L'ago della bilancia
Anno 2020, il grillino Vito Crimi e la voglia di ripristinare la schiavitù
Il capo politico dei Cinque Stelle, Vito Crimi, intervistato ieri dal Corriere della sera, alla domanda se rimpiangeva il governo con la Lega vista la sua posizione sulla regolarizzazione dei migranti, ha risposto di no. Ed effettivamente la proposta di concedere permessi stagionali di un mese solo per i lavoratori agricoli, sembra più rimpiangere non tanto il governo gialloverde, ma il periodo dello schiavismo quando gli africani venivano deportati dalla loro terra, sfruttati nelle piantagioni e tenuti in cattività. Se Crimi continua su questo crinale non ci meraviglieremo di sentirgli fare la proposta di andare a prenderli con i barconi, trasportarli nei campi e poi rimpatriarli a seconda delle necessità. Il tutto regolato da un bel decreto del presidente del Consiglio che possa normare i flussi senza passare da quell’inutile orpello che per loro è diventato il Parlamento.
I Cinque stelle (non tutti, a dire il vero…) stanno mostrando la loro anima populista e razzista, mettendosi di traverso a un provvedimento che vede gli altri a favore. Lo è il Pd, lo è Leu, lo è Italia viva che sulla regolarizzazione di circa 400 mila persone sta facendo una battaglia sacrosanta. Lo è la Chiesa di papa Francesco che spinge per la sanatoria. Ma per i pentastellati significa perdere molti dei voti presi nelle ultime elezioni e già dimezzati. Il loro è chiaramente un fastidio non tanto e solo ideologico, quanto di stretto interesse elettorale, niente a che vedere con l’emergenza e con quelle che sarebbero, secondo loro, le priorità del Paese.

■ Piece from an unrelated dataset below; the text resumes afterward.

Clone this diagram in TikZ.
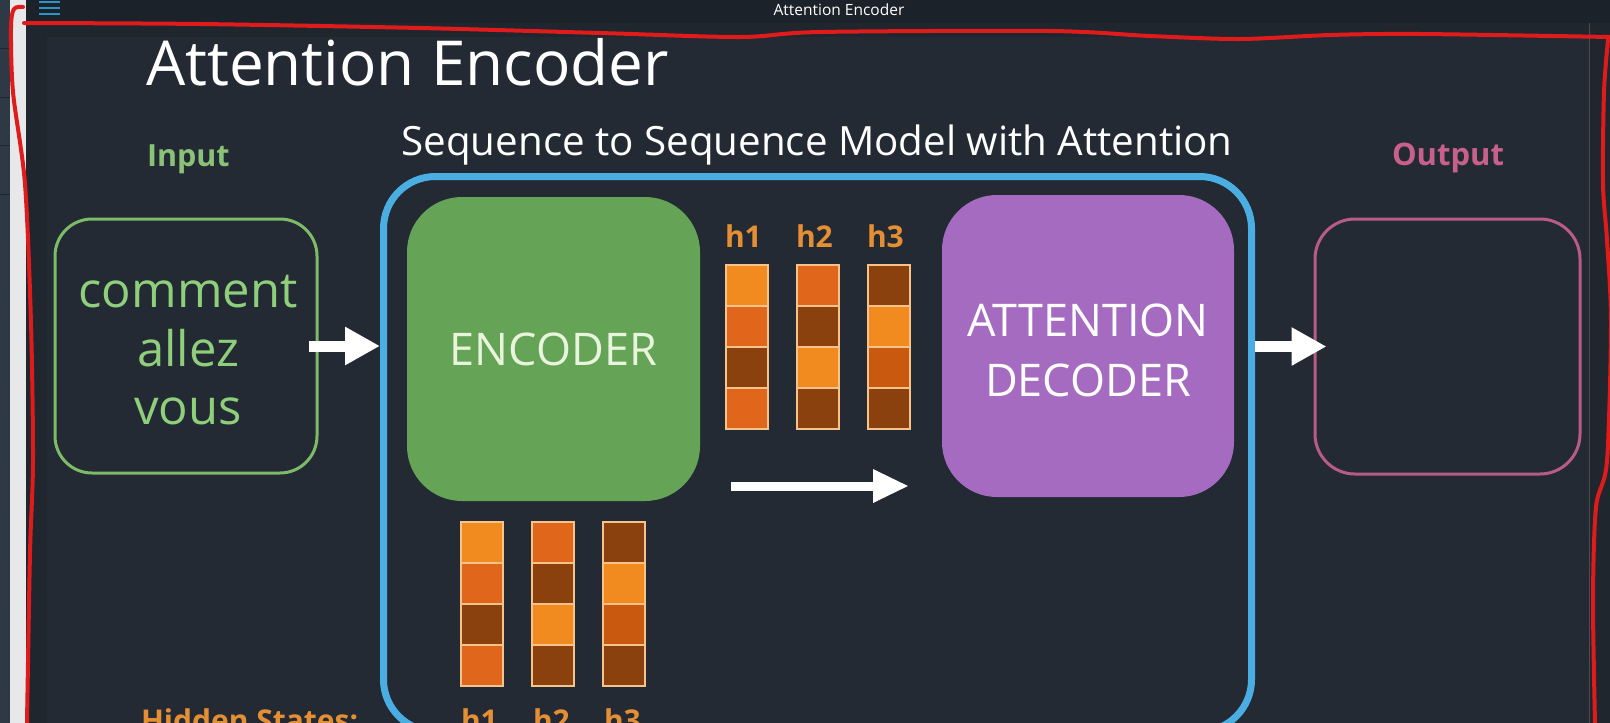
\documentclass[tikz,border=0pt]{standalone}
\usepackage{fontspec}
\setmainfont{Open Sans}
\usetikzlibrary{arrows.meta}
\newcommand\fsz[1]{\fontsize{#1}{#1}\selectfont}
\definecolor{outerbg}{HTML}{1F262D}
\definecolor{slidebg}{HTML}{232A33}
\definecolor{topbar}{HTML}{1C2229}
\definecolor{sidedark}{HTML}{2E3945}
\definecolor{sidelight}{HTML}{E7E8EA}
\definecolor{menublue}{HTML}{2A94C8}
\definecolor{ingreen}{HTML}{7DBB69}
\definecolor{intext}{HTML}{8FCF7C}
\definecolor{seqblue}{HTML}{4AAEE3}
\definecolor{encgreen}{HTML}{65A457}
\definecolor{enctext}{HTML}{E8F5DC}
\definecolor{decpurple}{HTML}{A56BC0}
\definecolor{outpink}{HTML}{B85C86}
\definecolor{outlbl}{HTML}{C7608D}
\definecolor{hstate}{HTML}{E58F35}
\definecolor{cL}{HTML}{F28B1F}
\definecolor{cM}{HTML}{E0661B}
\definecolor{cD}{HTML}{8B410E}
\definecolor{cN}{HTML}{C9590F}
\definecolor{cellborder}{HTML}{F6C48A}
\definecolor{annot}{HTML}{E01B1B}
\newcommand\hstatecol[3]{%
  \foreach \cc [count=\ii from 0] in {#3} {%
    \fill[\cc] (#1,{#2+\ii*41}) rectangle ++(42,41);
    \draw[cellline] (#1,{#2+\ii*41}) rectangle ++(42,41);
  }}
\begin{document}
\begin{tikzpicture}[x=1pt,y=-1pt,
  lbl/.style={inner sep=0pt, outer sep=0pt},
  bigarrow/.style={draw=white, line width=11pt, -{Triangle[length=35pt,width=36pt]}},
  midarrow/.style={draw=white, line width=9pt, -{Triangle[length=36pt,width=31pt]}},
  cellline/.style={draw=cellborder, line width=1.3pt},
  redmark/.style={draw=annot, line width=4pt, line cap=round, line join=round},
  hlabel/.style={lbl, anchor=base west, text=hstate, font=\bfseries\fsz{30}},
  roundbox/.style={rectangle, inner sep=0pt},
]
\useasboundingbox (0,0) rectangle (1610,723);
\clip (0,0) rectangle (1610,723);
% backgrounds
\fill[outerbg] (0,0) rectangle (1610,723);
\fill[slidebg] (47,37) rectangle (1589,723);
\draw[black!70, line width=1pt] (1589,23) -- (1589,723);
\fill[topbar] (26,0) rectangle (1610,23);
\fill[sidedark] (0,0) rectangle (10,723);
\foreach \yy in {48,97,145,194} \draw[outerbg, line width=1pt] (0,\yy) -- (10,\yy);
\fill[sidelight] (10,0) rectangle (26,723);
\foreach \yy in {0.5,6.5,12.5} \fill[menublue] (39,\yy) rectangle (60,\yy+2.5);
\node[lbl, text=white, font=\fsz{15.5}] (barttl) at (839,10) {Attention Encoder};
% titles
\node[lbl, anchor=base west, text=white, font=\fsz{62}] (title) at (146,85) {Attention Encoder};
\node[lbl, anchor=base, text=white, font=\fsz{40.3}] (seqttl) at (817,155) {Sequence to Sequence Model with Attention};
\node[lbl, anchor=base west, text=ingreen!90!white, font=\bfseries\fsz{30.5}] (inlbl) at (147,166) {Input};
\node[lbl, anchor=base west, text=outlbl, font=\bfseries\fsz{31}] (outlbl) at (1392,165) {Output};
% input box
\node[roundbox, draw=ingreen, line width=3pt, rounded corners=37pt, minimum width=262pt, minimum height=254pt] (inbox) at (186,346) {};
\node[lbl, anchor=base, text=intext, font=\fsz{49}] (in1) at (188,307) {comment};
\node[lbl, anchor=base, text=intext, font=\fsz{49}] (in2) at (188,366) {allez};
\node[lbl, anchor=base, text=intext, font=\fsz{49}] (in3) at (188,424) {vous};
% seq box
\node[roundbox, draw=seqblue, line width=7pt, rounded corners=52pt, minimum width=868pt, minimum height=555pt] (seqbox) at (817.5,454) {};
% encoder / decoder
\node[roundbox, fill=encgreen, rounded corners=55pt, minimum width=293pt, minimum height=304pt, text=enctext, font=\fsz{45}] (enc) at (553.5,349) {ENCODER};
\node[roundbox, fill=decpurple, rounded corners=55pt, minimum width=292pt, minimum height=302pt] (dec) at (1088,346) {};
\node[lbl, anchor=base, text=white, font=\fsz{45}] (dec1) at (1088,336) {ATTENTION};
\node[lbl, anchor=base, text=white, font=\fsz{45}] (dec2) at (1088,396) {DECODER};
% output box
\node[roundbox, draw=outpink, line width=3pt, rounded corners=40pt, minimum width=265pt, minimum height=255pt] (outbox) at (1447.5,346.5) {};
% hidden states (top)
\hstatecol{726}{265}{cL,cM,cD,cM}
\hstatecol{797}{265}{cM,cD,cL,cD}
\hstatecol{868}{265}{cD,cL,cN,cD}
\node[hlabel] (th1) at (725,247) {h1};
\node[hlabel] (th2) at (796,247) {h2};
\node[hlabel] (th3) at (867,247) {h3};
% hidden states (bottom)
\hstatecol{461}{522}{cL,cM,cD,cM}
\hstatecol{532}{522}{cM,cD,cL,cD}
\hstatecol{603}{522}{cD,cL,cN,cD}
\node[hlabel] (bh1) at (461,731) {h1};
\node[hlabel] (bh2) at (533,731) {h2};
\node[hlabel] (bh3) at (604,731) {h3};
\node[hlabel] (hid) at (141,731) {Hidden States:};
% arrows
\draw[bigarrow] ([xshift=-10pt]inbox.east) -- (inbox.east -| seqbox.west);
\draw[bigarrow] (seqbox.east |- outbox.west) -- ([xshift=13pt]outbox.west);
\coordinate (ms) at (731,486);
\coordinate (me) at (909,486);
\draw[midarrow] (ms) -- (me);
% red annotation marks
\draw[redmark] plot[smooth] coordinates {(24,23) (200,24) (420,28) (600,33) (740,37) (820,32) (1050,31) (1150,36) (1240,39) (1330,35) (1420,34) (1610,37)};
\draw[redmark] plot[smooth] coordinates {(23,7) (14,9) (11,28) (13,92) (25,184) (31,323) (33,461) (30,553) (27,723)};
\draw[redmark] plot[smooth] coordinates {(1608,40) (1604,92) (1603,184) (1607,240) (1611,323) (1607,461) (1596,507) (1593,599) (1595,723)};
\end{tikzpicture}
\end{document}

Ma la proposta dei Cinque stelle è inaccettabile: in linea di principio perché significherebbe calpestare la dignità delle persone coinvolte, schiacciare i loro diritti. Significherebbe per il governo perdere totalmente la faccia, avallando una proposta che non risolve nessuno dei problemi in campo: l’emersione del lavoro nero, la messa in sicurezza di settori fortemente in crisi come quello dell’agricoltura e soprattutto il rispetto della giustizia sociale che dovrebbe essere il cuore pulsante di questo governo nato sulle ceneri di un esecutivo che aveva fatto, al contrario, della lotta ai migranti la propria crudele bandiera.
Nello scontro tra Italia viva e i Cinque stelle, la palla passa al Pd. Sono i dem che possono fare la differenza e scegliere da che parte stare, e non solo sui migranti. I segnali sono però preoccupanti e non si può non notare, con un certo disappunto, come in uno dei siti del Pd, Immagina, il capo dei manettari italiani Marco Travaglio sia stato scelto l’altro ieri dal partito di Zingaretti per parlare proprio di regolarizzazioni e giustizia. Un fatto fino a qualche tempo fa impensabile e che la dice lunga su quanto il processo di grillizzazione del Pd sia andato anche oltre le peggiori previsioni.
Dicono che la ministra Teresa Bellanova stia forzando la mano. Ma qui chi sta forzando i principi democratici sono i Cinque stelle. I dem devono decidere, in fretta, da che parte stare. Dicono che se tirano troppo il governo rischia di cadere. Ma se anche il Pd si mostra irremovibile, i Cinque stelle, che dalla fine di Conte avrebbero molto da perdere, potrebbero venire a più miti consigli su tutta la linea.
La sfida sulle regolarizzazioni è grandissima. Stiamo parlando di centinaia di migliaia di uomini e donne che lavorano nelle case italiane, che si prendono cura dei nostri anziani, che fanno quei lavori che gli italiani non vogliono più fare. Vivono nell’ombra senza diritti, in balìa della sorte. L’idea di fargli il permesso per un mese è offensiva della loro dignità e della nostra intelligenza.